Forgettable horror sequels are a dime a dozen in Hollywood; they’re almost never anywhere near as good as their predecessors and fail to reach the caliber of the movie that helped lay the foundation (or make a profit for a studio). While It: Chapter 2 is based on Stephen King’s popular novel, the physical copy of which is as heavy as a bag of apples, it still has a lot to live up to thanks to its forerunner that was a smashing hit and a near-perfect horror movie. Based on the box office numbers and reception, Warner Brothers gave returning director Andy Muschietti more than just the keys to the sequel, but the whole garage, its tools, and anything else he wanted in order to make Chapter 2 live up to every bit of the first installment. As a result, It: Chapter 2 is more than just a horror movie. It’s a blockbuster with the mentality of “go big or go home.” Going all out to the very end It: Chapter 2 swings for the fences and hits a home run. At just a hair below its predecessor, it’s not only the year’s best horror movie, but also one of the best horror sequels ever made.
In the sleepy town of Derry, the evil clown Pennywise returns 27 years later to torment the grown-up members of the Losers’ Club, who have long since drifted apart from one another.
Clocking in at almost three hours, the runtime of It: Chapter 2 can look overwhelming on paper (for a horror movie, that is).
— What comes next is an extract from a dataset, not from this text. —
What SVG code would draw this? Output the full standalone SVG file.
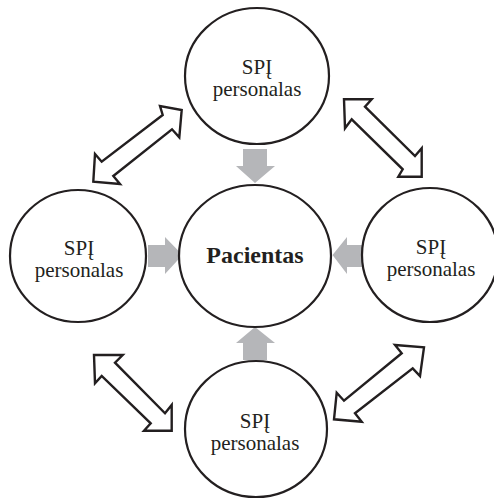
<svg xmlns="http://www.w3.org/2000/svg" width="494" height="499" viewBox="0 0 494 499">
<style>
.node ellipse{fill:#fff;stroke:#231f20;stroke-width:2.2}
.lbl{font-family:"Liberation Serif","Times New Roman",serif;font-size:21px;fill:#231f20;text-anchor:middle}
.main{font-family:"Liberation Serif","Times New Roman",serif;font-size:24px;font-weight:bold;fill:#231f20;text-anchor:middle}
.flow{fill:#b5b6b9;stroke:none}
.dbl{fill:#fff;stroke:#231f20;stroke-width:2.4;stroke-linejoin:miter}
</style>
<rect width="494" height="499" fill="#fff"/>
<g id="connectors">
  <polygon class="flow" points="243,149 267,149 267,166 275,166 255,183 236,166 243,166"/>
  <polygon class="flow" points="243,360 267,360 267,343 275,343 255,327 236,343 243,343"/>
  <polygon class="flow" points="148,245 165,245 165,237 182.5,255 165,274 165,267 148,267"/>
  <polygon class="flow" points="362,245 347,245 347,237 332.5,255 347,274 347,267 362,267"/>
  <polygon class="dbl" points="181.7,110 179.3,137.3 172,129.3 113.3,176 120,184 93.3,181.7 95,154 101.7,161.7 162.7,115 160,106"/>
  <polygon class="dbl" points="344,99.3 371.7,99.3 365,106.7 415,156 421.7,148.3 421.7,176.7 398.3,176.7 402.7,169.3 351.7,119.3 345,128.3"/>
  <polygon class="dbl" points="94,355 122.7,355 115,362.7 165,413.3 171.7,405 171.7,430.7 144,430.7 150.7,423.3 101.7,376 95,383.3"/>
  <polygon class="dbl" points="424,347.3 420,376 412.7,368.3 355,413.3 361.7,421.7 334,419.3 336.7,392.7 344,400.7 401.7,353.3 395,345"/>
</g>
<g id="node-top" class="node">
  <ellipse cx="257" cy="76" rx="72" ry="68"/>
  <text class="lbl" x="257" y="74">SPĮ</text>
  <text class="lbl" x="257" y="96">personalas</text>
</g>
<g id="node-left" class="node">
  <ellipse cx="78" cy="256" rx="68" ry="66"/>
  <text class="lbl" x="79" y="255">SPĮ</text>
  <text class="lbl" x="79" y="277">personalas</text>
</g>
<g id="node-center" class="node">
  <ellipse cx="255" cy="256" rx="76" ry="71"/>
  <text class="main" x="255" y="263">Pacientas</text>
</g>
<g id="node-right" class="node">
  <ellipse cx="430" cy="255" rx="68" ry="67"/>
  <text class="lbl" x="431" y="254">SPĮ</text>
  <text class="lbl" x="431" y="276">personalas</text>
</g>
<g id="node-bottom" class="node">
  <ellipse cx="256" cy="429" rx="71" ry="68"/>
  <text class="lbl" x="255" y="428">SPĮ</text>
  <text class="lbl" x="255" y="450">personalas</text>
</g>
</svg>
However, Muschietti and editor Jason Ballantine keep things tight and smooth, at a more-than moderate pace to make the horror sequel not feel as long. And again, we’re viewing more than just a horror movie, but a blockbuster where you can tell that money was spent on spot-on production design for the town of Derry and great visual effects that help amplify the horror elements of the story (from Pennywise to all the other things that’ll make you jump). While a near-three hour movie is unheard of these days and while it does everything just about right, one minor quibble keeps it from being on par with its predecessor. WIthout getting into spoilers, I’ll just say that an origin story critical to concluding the story feels rushed with visuals that are questionable at best. However, it’s only a minor blemish, and it takes nothing away from just how good Chapter 2 is in terms of a horror movie and a sequel. From start to finish, the story delivers the thrills and resolves almost every critical plot point with every character we’ve been invested in over this, for now, two-movie franchise. (Will we get a Pennywise origin movie?).
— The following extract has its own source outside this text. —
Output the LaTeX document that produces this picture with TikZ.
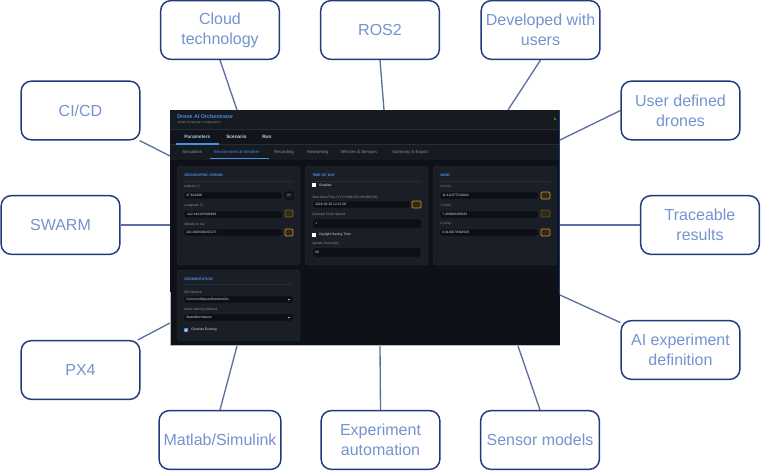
\documentclass[tikz,border=0pt]{standalone}
\usepackage{fontspec}
\setmainfont{Liberation Sans}
\usetikzlibrary{backgrounds}
\definecolor{boxline}{HTML}{1F3B7B}
\definecolor{boxtext}{HTML}{7394CE}
\definecolor{linkc}{HTML}{5B6FA0}
\definecolor{uibg}{HTML}{0E1117}
\definecolor{uihead}{HTML}{161A21}
\definecolor{uipanel}{HTML}{1A1E26}
\definecolor{uifield}{HTML}{0C0F14}
\definecolor{uiline}{HTML}{272C35}
\definecolor{uiblue}{HTML}{4A90E2}
\definecolor{uitext}{HTML}{8A929E}
\definecolor{uiamber}{HTML}{C8962A}
\tikzset{
  feature/.style={draw=boxline, line width=1.1pt, rounded corners=7.5pt, fill=white,
    minimum width=89pt, minimum height=44pt, text=boxtext, align=center,
    font=\fontsize{12}{15}\selectfont},
  link/.style={draw=linkc, line width=1pt},
  ui/.style={inner sep=0pt, anchor=west, text=uitext, font=\fontsize{2.5}{3}\selectfont},
  uititle/.style={ui, text=uiblue, font=\fontsize{2.7}{3}\selectfont\bfseries},
  panel/.style={fill=uipanel, draw=uiline, line width=0.3pt, rounded corners=2.5pt},
  field/.style={fill=uifield, draw=uiline, line width=0.2pt, rounded corners=0.8pt},
  amberbtn/.style={draw=uiamber, fill=uiamber!20!uifield, line width=0.5pt, rounded corners=0.8pt},
  plainbtn/.style={draw=uiline!150, fill=uipanel, line width=0.4pt, rounded corners=0.8pt}
}
\begin{document}
\begin{tikzpicture}[x=0.75pt, y=-0.75pt]
\useasboundingbox (0,0) rectangle (761,471);

% the application screenshot
\node[fill=uibg, inner sep=0pt, minimum width=292.5pt, minimum height=177pt, anchor=north west] (app) at (170,110) {};
\fill[uihead] (170,110) rectangle (560,129);
\fill[uibg!60!uihead] (170,129) rectangle (560,144);
\fill[uihead] (170,144) rectangle (560,160);
\draw[uiline, line width=0.4pt] (170,129) -- (560,129);
\draw[uiline, line width=0.4pt] (170,144) -- (560,144);
\draw[gray!55, line width=0.6pt] (170.4,292) -- (170.4,345.6) -- (560,345.6);
\draw[boxline, line width=0.6pt] (559.6,110) -- (559.6,295);

\node[ui, text=uiblue, font=\fontsize{4}{4}\selectfont\bfseries] (title) at (177,117) {Drone AI Orchestrator};
\node[ui, font=\fontsize{2.3}{3}\selectfont] (subtitle) at (177,123) {AirSim Parameter Configuration};
\fill[green!70!black] (555,119) circle (1.3);

% tabs
\node[ui, text=uiblue!50!white, font=\fontsize{3.6}{4}\selectfont\bfseries] (tabpar) at (184,137) {Parameters};
\node[ui, text=gray!35, font=\fontsize{3.6}{4}\selectfont\bfseries] (tabscen) at (226,137) {Scenario};
\node[ui, text=gray!35, font=\fontsize{3.6}{4}\selectfont\bfseries] (tabrun) at (262,137) {Run};
\draw[uiblue, line width=0.8pt] (176,144) -- (219,144);
\foreach \x/\lbl [count=\i] in {182/Simulation, 274/Recording, 307/Networking, 340/Vehicles \& Sensors, 392/Summary \& Export}
  \node[ui, font=\fontsize{3.2}{4}\selectfont] (sub\i) at (\x,152) {\lbl};
\node[ui, text=uiblue, font=\fontsize{3.2}{4}\selectfont] (subenv) at (214,152) {Environment \& Weather};
\draw[uiblue, line width=0.7pt] (210,158) -- (269,158);

% panels
\draw[panel] (177,166) rectangle (300,265);
\draw[panel] (305,166) rectangle (428,265);
\draw[panel] (433,166) rectangle (557,265);
\draw[panel] (177,270) rectangle (300,341);

% geographic origin
\node[uititle] (geo) at (184,175) {GEOGRAPHIC ORIGIN};
\draw[uiline, line width=0.3pt] (184,181) -- (293,181);
\foreach \y/\lbl/\val [count=\i] in {187/Latitude (°)/47.641468, 206/Longitude (°)/-122.140165099999, 224/Altitude m Asl/119.2900009155273}{
  \node[ui] (geolbl\i) at (184,\y) {\lbl};
  \draw[field] (184,\y+5) rectangle (282,\y+12);
  \node[ui, text=gray!30] (geoval\i) at (186,\y+8.5) {\val};
}
\draw[plainbtn] (285,192) rectangle (293,199);
\node[ui, anchor=center, text=gray!40] (geodots) at (289,195.5) {\textbullet\textbullet\textbullet};
\draw[amberbtn, draw=uiamber!60!uipanel] (285,210) rectangle (293,217);
\draw[amberbtn] (285,229) rectangle (293,236);

% time of day
\node[uititle] (tod) at (312,175) {TIME OF DAY};
\draw[uiline, line width=0.3pt] (312,181) -- (421,181);
\fill[white] (312,183) rectangle (316,187);
\node[ui, text=gray!25] (todon) at (319,185) {Enabled};
\node[ui] (todlbl1) at (312,198) {Start Date/Time (YYYY-MM-DD HH:MM:SS)};
\draw[field] (313,201) rectangle (410,208);
\node[ui, text=gray!30] (todval1) at (315,204.5) {2026-02-20 12:12:00};
\draw[amberbtn] (412,201) rectangle (421,208);
\node[ui] (todlbl2) at (312,215) {Celestial Clock Speed};
\draw[field] (313,219) rectangle (421,228);
\node[ui, text=gray!30] (todval2) at (315,223.5) {1};
\fill[white] (312,233) rectangle (316,237);
\node[ui, text=gray!25] (todsave) at (319,235) {Daylight Saving Time};
\node[ui] (todlbl3) at (312,244) {Update Interval(s)};
\draw[field] (313,248) rectangle (421,257);
\node[ui, text=gray!30] (todval3) at (315,252.5) {60};

% wind
\node[uititle] (wind) at (440,175) {WIND};
\draw[uiline, line width=0.3pt] (440,181) -- (550,181);
\foreach \y/\lbl/\val [count=\i] in {187/{X (m/s)}/11.411077519044, 206/{Y (m/s)}/7.406866400583, 224/{Z (m/s)}/0.0100079364545}{
  \node[ui] (windlbl\i) at (440,\y) {\lbl};
  \draw[field] (440,\y+5) rectangle (538,\y+12);
  \node[ui, text=gray!30] (windval\i) at (442,\y+8.5) {\val};
}
\draw[amberbtn] (541,192) rectangle (550,199);
\draw[amberbtn, draw=uiamber!45!uipanel] (541,210) rectangle (550,217);
\draw[amberbtn] (541,229) rectangle (550,236);

% segmentation
\node[uititle] (seg) at (184,279) {SEGMENTATION};
\draw[uiline, line width=0.3pt] (184,284) -- (293,284);
\foreach \y/\lbl/\val [count=\i] in {292/ISS Method/CommonObjectsRandomIDs, 310/Mesh Naming Method/StaticMeshName}{
  \node[ui] (seglbl\i) at (184,\y) {\lbl};
  \draw[field] (184,\y+4) rectangle (293,\y+11);
  \node[ui, text=gray!30] (segval\i) at (186,\y+7.5) {\val};
  \draw[gray!50, line width=0.3pt] (288,\y+7) -- (289,\y+8) -- (290,\y+7);
}
\fill[uiblue, rounded corners=0.4pt] (184,328) rectangle (188,332);
\draw[white, line width=0.4pt] (184.9,330) -- (185.8,331) -- (187.2,328.9);
\node[ui, text=gray!25] (segover) at (191,330) {Override Existing};

% feature boxes
\node[feature] (cloud) at (220,30) {Cloud\\technology};
\node[feature] (ros) at (380,30) {ROS2};
\node[feature] (users) at (540.5,30) {Developed with\\users};
\node[feature] (drones) at (680.5,110.5) {User defined\\drones};
\node[feature] (cicd) at (80.5,110.5) {CI/CD};
\node[feature] (swarm) at (60.5,225) {SWARM};
\node[feature] (trace) at (700,225) {Traceable\\results};
\node[feature] (aidef) at (680.5,350) {AI experiment\\definition};
\node[feature] (px4) at (80.5,370) {PX4};
\node[feature] (matlab) at (220,440) {Matlab/Simulink};
\node[feature] (expauto) at (380.5,440) {Experiment\\automation};
\node[feature] (sensor) at (540,440) {Sensor models};

% where the connectors meet the screenshot
\coordinate (appcloud) at (237,110);
\coordinate (appros) at (384,110);
\coordinate (appusers) at (508,110);
\coordinate (appdrones) at (560,140);
\coordinate (appcicd) at (170,156);
\coordinate (appswarm) at (170,225);
\coordinate (apptrace) at (560,225);
\coordinate (appaidef) at (560,295);
\coordinate (apppx4) at (170,323);
\coordinate (appmatlab) at (237,346);
\coordinate (appexp) at (380,346);
\coordinate (appsensor) at (518,346);

\begin{scope}[on background layer]
\draw[link] (cloud.south) -- (appcloud);
\draw[link] (ros.south) -- (appros);
\draw[link] (users.south) -- (appusers);
\draw[link] (drones.west) -- (appdrones);
\draw[link] (cicd) -- (appcicd);
\draw[link] (swarm) -- (appswarm);
\draw[link] (trace) -- (apptrace);
\draw[link] (aidef) -- (appaidef);
\draw[link] (px4) -- (apppx4);
\draw[link] (matlab.north) -- (appmatlab);
\draw[link] (expauto.north) -- (appexp);
\draw[link] (sensor.north) -- (appsensor);
\end{scope}
\end{tikzpicture}
\end{document}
Taking place 27 years after the first entry, we see the members of the Losers’ Club as adults; the casting for their older selves for Chapter 2 is excellent and the chemistry among the club helps carry the movie. James McAvoy anchors the group and makes for a solid adult version of Billy. One scene that was featured in previews has McAvoy in a room full of mirrors, and it is quite chilling and every bit as good as marketing made it out to be. Jessica Chastain is good as ever as the adult version of Beverly by taking a step forward from her younger self’s scarred past. While McAvoy and Chastain are household names, it’s the lesser-known actors that make a name for themselves in Chapter 2. Jay Ryan as Ben, Isaiah Mustafa (famous for his Old Spice commercials) as Mike, and James Ransone as Eddie (essentially an adult doppelgänger of his younger self, Jack Dylan Grazer) are all welcome additions who are sure to gain traction in Hollywood following the release of Chapter 2. However, the best new casting, to no one’s surprise, is Bill Hader as Richie. Providing the comic relief whenever the movie needs it, Hader brings his light-hearted charm to Chapter 2 and provides the movie with slight breathers between its horror and epic scope.
Of course, the main attraction of the It franchise is Pennywise the Dancing Clown. Much like the casting of Heath Ledger as the Joker in The Dark Knight, the majority of people questioned the choice of Bill Skarsgard as Pennywise, but Bill proved them wrong the first time around with his interpretation of the nightmarish clown, which didn’t leave the minds of its viewers two years ago. As chilling and creepy as the previous entry, Skarsgard cements himself as one of the best horror villains in cinematic history with Chapter 2. Multiple scenes throughout this sequel help solidify his case, but one where Pennywise rips into his own face seals his legacy among the other iconic horror villains (at least in this critic’s opinion).
Upping the scale with runtime, near-perfect casting, visuals, and production design help make It: Chapter 2 part of arguably the most memorable one-two horror movie punch in cinematic history, along with making it the best horror movie of the year. For a story that at one point was destined to be butchered or left in limbo, director Muschietti took the reigns and delivered two chapters that will make it worth revisiting in the years to come. Buckle up and return to Derry this weekend, folks. While your stay might be long, your departure will leave you afloat with satisfaction once the story concludes.